▶ Task brief: Every line of the data that contains the string "What" must be copied.

(Records contained in a dataset)
========================================================================

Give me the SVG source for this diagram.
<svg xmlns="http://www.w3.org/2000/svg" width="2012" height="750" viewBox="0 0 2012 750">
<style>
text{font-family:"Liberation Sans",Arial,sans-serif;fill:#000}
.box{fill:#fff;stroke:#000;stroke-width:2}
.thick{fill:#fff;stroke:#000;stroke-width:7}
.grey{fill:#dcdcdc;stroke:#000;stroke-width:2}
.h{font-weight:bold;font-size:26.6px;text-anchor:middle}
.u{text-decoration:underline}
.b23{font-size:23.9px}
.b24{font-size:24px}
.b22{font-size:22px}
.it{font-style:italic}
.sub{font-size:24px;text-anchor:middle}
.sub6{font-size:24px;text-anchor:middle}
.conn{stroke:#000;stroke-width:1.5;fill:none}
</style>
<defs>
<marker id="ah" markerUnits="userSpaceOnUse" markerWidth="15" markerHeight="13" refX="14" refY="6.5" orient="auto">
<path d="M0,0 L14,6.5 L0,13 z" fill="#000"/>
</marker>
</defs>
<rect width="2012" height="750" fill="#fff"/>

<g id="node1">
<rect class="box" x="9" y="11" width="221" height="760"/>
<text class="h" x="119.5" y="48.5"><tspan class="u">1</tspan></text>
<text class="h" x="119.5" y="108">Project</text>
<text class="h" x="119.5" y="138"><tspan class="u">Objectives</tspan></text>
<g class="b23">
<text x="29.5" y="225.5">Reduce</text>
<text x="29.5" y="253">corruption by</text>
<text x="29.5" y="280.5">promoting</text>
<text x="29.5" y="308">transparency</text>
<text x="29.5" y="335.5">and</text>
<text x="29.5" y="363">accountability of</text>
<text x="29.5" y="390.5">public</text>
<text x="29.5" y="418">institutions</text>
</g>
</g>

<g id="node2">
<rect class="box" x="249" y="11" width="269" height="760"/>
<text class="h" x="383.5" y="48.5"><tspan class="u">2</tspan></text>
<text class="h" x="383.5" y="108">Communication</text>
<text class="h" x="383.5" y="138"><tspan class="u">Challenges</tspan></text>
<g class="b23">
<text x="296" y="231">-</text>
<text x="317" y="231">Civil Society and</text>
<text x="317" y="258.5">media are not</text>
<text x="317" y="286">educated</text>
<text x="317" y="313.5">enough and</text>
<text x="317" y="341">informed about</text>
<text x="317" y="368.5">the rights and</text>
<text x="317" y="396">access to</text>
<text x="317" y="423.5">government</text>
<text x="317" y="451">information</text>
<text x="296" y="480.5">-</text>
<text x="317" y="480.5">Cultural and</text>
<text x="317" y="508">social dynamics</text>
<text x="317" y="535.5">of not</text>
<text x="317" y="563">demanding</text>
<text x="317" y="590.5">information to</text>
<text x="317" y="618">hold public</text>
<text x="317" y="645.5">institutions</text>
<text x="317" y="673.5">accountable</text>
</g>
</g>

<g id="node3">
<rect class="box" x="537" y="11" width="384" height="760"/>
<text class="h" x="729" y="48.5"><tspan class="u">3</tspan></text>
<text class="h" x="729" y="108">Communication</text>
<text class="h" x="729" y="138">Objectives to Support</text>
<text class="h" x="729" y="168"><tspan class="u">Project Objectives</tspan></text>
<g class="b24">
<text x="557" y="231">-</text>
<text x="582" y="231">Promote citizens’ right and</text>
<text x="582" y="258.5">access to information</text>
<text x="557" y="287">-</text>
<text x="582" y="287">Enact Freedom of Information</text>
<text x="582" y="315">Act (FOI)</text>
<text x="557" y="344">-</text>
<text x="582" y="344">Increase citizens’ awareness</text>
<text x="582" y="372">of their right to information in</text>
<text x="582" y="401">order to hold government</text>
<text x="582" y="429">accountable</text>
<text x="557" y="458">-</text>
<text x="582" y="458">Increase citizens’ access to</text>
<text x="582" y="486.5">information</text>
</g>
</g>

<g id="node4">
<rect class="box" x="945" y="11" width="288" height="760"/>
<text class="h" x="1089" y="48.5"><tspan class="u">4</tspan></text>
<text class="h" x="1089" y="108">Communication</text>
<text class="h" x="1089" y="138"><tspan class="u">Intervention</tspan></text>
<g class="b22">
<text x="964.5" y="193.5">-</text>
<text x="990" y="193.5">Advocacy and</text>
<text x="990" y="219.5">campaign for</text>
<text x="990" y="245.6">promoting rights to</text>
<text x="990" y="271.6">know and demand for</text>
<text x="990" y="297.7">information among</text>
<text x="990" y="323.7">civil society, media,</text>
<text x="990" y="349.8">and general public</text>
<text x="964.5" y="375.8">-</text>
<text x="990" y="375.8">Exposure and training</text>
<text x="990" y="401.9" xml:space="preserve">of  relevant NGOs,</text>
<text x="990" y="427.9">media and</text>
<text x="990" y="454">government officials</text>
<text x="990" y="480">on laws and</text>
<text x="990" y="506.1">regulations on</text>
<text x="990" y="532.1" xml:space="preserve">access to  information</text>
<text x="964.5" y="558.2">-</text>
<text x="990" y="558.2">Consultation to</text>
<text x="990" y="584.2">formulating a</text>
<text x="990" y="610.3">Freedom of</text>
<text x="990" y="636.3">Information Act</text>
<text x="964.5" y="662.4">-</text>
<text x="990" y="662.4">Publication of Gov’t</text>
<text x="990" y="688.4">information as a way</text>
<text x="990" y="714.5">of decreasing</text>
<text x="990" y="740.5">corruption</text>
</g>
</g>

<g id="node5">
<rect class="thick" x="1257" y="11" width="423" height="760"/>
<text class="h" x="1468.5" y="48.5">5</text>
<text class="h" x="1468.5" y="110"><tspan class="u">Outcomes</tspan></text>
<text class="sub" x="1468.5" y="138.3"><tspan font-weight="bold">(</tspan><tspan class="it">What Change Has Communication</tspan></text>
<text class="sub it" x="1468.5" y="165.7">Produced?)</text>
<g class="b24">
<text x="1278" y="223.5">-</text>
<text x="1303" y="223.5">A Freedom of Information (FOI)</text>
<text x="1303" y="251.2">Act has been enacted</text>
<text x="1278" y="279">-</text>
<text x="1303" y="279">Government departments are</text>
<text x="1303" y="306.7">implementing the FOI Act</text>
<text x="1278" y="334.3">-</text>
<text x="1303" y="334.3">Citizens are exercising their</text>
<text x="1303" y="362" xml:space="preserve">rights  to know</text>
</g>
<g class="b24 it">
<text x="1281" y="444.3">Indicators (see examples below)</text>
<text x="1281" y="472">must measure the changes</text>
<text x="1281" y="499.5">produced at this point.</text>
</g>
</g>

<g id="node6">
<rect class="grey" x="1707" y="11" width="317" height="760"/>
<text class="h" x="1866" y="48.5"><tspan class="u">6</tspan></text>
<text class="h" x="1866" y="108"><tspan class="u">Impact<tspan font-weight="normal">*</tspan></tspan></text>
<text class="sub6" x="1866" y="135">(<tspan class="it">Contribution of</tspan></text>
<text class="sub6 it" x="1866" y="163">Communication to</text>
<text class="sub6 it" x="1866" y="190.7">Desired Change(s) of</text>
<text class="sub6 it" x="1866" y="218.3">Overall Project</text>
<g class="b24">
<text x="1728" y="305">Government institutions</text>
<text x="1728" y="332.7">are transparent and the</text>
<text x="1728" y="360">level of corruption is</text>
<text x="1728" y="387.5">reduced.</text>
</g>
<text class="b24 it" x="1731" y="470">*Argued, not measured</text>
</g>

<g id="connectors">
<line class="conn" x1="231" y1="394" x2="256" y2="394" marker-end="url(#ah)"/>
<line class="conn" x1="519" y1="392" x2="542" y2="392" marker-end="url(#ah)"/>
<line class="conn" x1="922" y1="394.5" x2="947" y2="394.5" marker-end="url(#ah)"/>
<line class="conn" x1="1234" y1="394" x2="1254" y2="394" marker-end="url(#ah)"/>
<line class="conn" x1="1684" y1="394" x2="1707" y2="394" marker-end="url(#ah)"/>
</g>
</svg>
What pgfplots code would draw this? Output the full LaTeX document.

========================================================================

▶ Solution below:
<text class="sub" x="1468.5" y="138.3"><tspan font-weight="bold">(</tspan><tspan class="it">What Change Has Communication</tspan></text>
What pgfplots code would draw this? Output the full LaTeX document.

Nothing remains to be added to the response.